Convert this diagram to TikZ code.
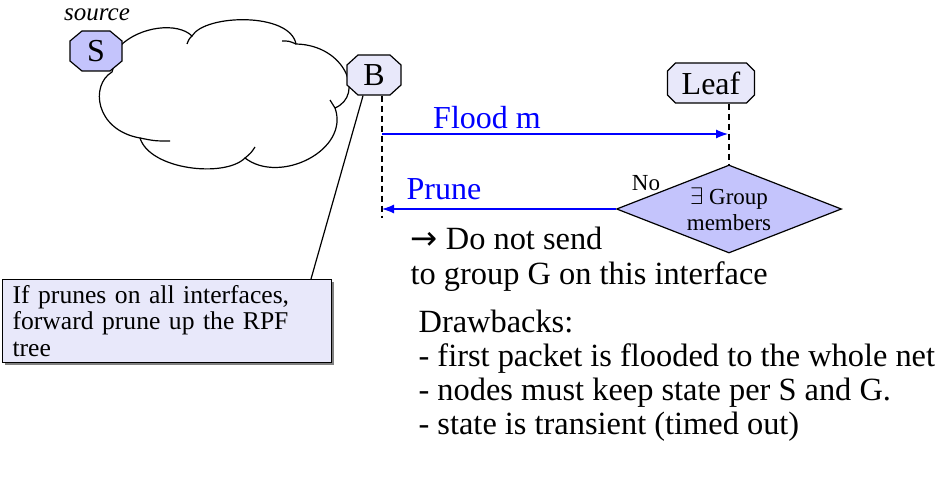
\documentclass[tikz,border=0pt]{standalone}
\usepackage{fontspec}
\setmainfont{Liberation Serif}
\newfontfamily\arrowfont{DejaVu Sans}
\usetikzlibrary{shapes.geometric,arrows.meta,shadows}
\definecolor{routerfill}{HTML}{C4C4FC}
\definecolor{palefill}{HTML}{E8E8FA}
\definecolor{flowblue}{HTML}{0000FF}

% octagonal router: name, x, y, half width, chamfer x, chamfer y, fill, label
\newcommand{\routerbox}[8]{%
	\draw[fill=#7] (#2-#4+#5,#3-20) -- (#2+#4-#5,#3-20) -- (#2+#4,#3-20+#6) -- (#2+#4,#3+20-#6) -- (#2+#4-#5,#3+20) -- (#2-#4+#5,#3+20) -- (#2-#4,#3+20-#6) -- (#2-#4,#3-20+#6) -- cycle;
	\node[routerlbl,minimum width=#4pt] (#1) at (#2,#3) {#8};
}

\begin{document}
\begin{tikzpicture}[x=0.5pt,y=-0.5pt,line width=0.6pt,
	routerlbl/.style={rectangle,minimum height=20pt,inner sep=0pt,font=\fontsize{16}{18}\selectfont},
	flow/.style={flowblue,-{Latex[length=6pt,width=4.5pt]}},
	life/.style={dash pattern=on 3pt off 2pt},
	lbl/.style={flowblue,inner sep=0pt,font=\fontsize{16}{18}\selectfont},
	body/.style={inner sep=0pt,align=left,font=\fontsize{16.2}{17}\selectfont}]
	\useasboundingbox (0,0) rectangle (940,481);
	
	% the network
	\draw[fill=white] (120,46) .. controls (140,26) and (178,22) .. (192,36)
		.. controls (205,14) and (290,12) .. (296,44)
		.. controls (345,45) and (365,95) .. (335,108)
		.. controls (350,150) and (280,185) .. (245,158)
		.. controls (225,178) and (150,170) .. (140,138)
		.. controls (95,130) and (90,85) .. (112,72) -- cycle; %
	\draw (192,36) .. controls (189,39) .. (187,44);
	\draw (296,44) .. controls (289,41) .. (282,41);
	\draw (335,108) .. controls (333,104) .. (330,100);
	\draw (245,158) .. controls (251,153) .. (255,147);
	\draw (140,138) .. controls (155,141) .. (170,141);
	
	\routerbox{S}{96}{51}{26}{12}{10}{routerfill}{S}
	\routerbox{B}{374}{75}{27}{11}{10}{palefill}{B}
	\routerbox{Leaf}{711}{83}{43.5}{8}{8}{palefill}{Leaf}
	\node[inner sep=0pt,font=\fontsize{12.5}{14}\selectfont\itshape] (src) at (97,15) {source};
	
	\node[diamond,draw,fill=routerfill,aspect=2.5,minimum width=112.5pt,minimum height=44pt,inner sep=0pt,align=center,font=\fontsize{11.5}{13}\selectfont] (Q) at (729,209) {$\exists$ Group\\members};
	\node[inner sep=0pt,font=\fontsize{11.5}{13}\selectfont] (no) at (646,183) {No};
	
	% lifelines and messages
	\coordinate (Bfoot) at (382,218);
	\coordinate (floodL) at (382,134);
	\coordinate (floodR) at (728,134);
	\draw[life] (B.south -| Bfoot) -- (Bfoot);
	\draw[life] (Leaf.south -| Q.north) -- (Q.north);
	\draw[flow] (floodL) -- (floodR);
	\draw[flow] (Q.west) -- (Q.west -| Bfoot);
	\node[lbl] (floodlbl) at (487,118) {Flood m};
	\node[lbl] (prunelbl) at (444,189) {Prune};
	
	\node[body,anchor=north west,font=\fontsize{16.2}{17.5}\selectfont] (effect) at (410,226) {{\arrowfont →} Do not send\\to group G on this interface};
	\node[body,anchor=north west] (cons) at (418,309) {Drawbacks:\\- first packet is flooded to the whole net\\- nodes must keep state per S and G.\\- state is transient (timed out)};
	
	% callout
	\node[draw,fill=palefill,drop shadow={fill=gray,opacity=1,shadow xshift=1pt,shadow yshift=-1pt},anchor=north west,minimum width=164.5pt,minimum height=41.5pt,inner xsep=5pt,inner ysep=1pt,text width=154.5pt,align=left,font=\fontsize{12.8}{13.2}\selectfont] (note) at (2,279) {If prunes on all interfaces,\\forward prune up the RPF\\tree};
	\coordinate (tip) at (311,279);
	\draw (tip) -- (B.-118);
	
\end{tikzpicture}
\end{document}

━━━━━━━━━━━━━━━━━━━━

- Work required
Set down again, exactly, the lines of the material above from its first line to the one with "(0,0) rectangle (940,481);", inclusive. Leave the pictures out.

- Result for this task
Convert this diagram to TikZ code.
\documentclass[tikz,border=0pt]{standalone}
\usepackage{fontspec}
\setmainfont{Liberation Serif}
\newfontfamily\arrowfont{DejaVu Sans}
\usetikzlibrary{shapes.geometric,arrows.meta,shadows}
\definecolor{routerfill}{HTML}{C4C4FC}
\definecolor{palefill}{HTML}{E8E8FA}
\definecolor{flowblue}{HTML}{0000FF}

% octagonal router: name, x, y, half width, chamfer x, chamfer y, fill, label
\newcommand{\routerbox}[8]{%
	\draw[fill=#7] (#2-#4+#5,#3-20) -- (#2+#4-#5,#3-20) -- (#2+#4,#3-20+#6) -- (#2+#4,#3+20-#6) -- (#2+#4-#5,#3+20) -- (#2-#4+#5,#3+20) -- (#2-#4,#3+20-#6) -- (#2-#4,#3-20+#6) -- cycle;
	\node[routerlbl,minimum width=#4pt] (#1) at (#2,#3) {#8};
}

\begin{document}
\begin{tikzpicture}[x=0.5pt,y=-0.5pt,line width=0.6pt,
	routerlbl/.style={rectangle,minimum height=20pt,inner sep=0pt,font=\fontsize{16}{18}\selectfont},
	flow/.style={flowblue,-{Latex[length=6pt,width=4.5pt]}},
	life/.style={dash pattern=on 3pt off 2pt},
	lbl/.style={flowblue,inner sep=0pt,font=\fontsize{16}{18}\selectfont},
	body/.style={inner sep=0pt,align=left,font=\fontsize{16.2}{17}\selectfont}]
	\useasboundingbox (0,0) rectangle (940,481);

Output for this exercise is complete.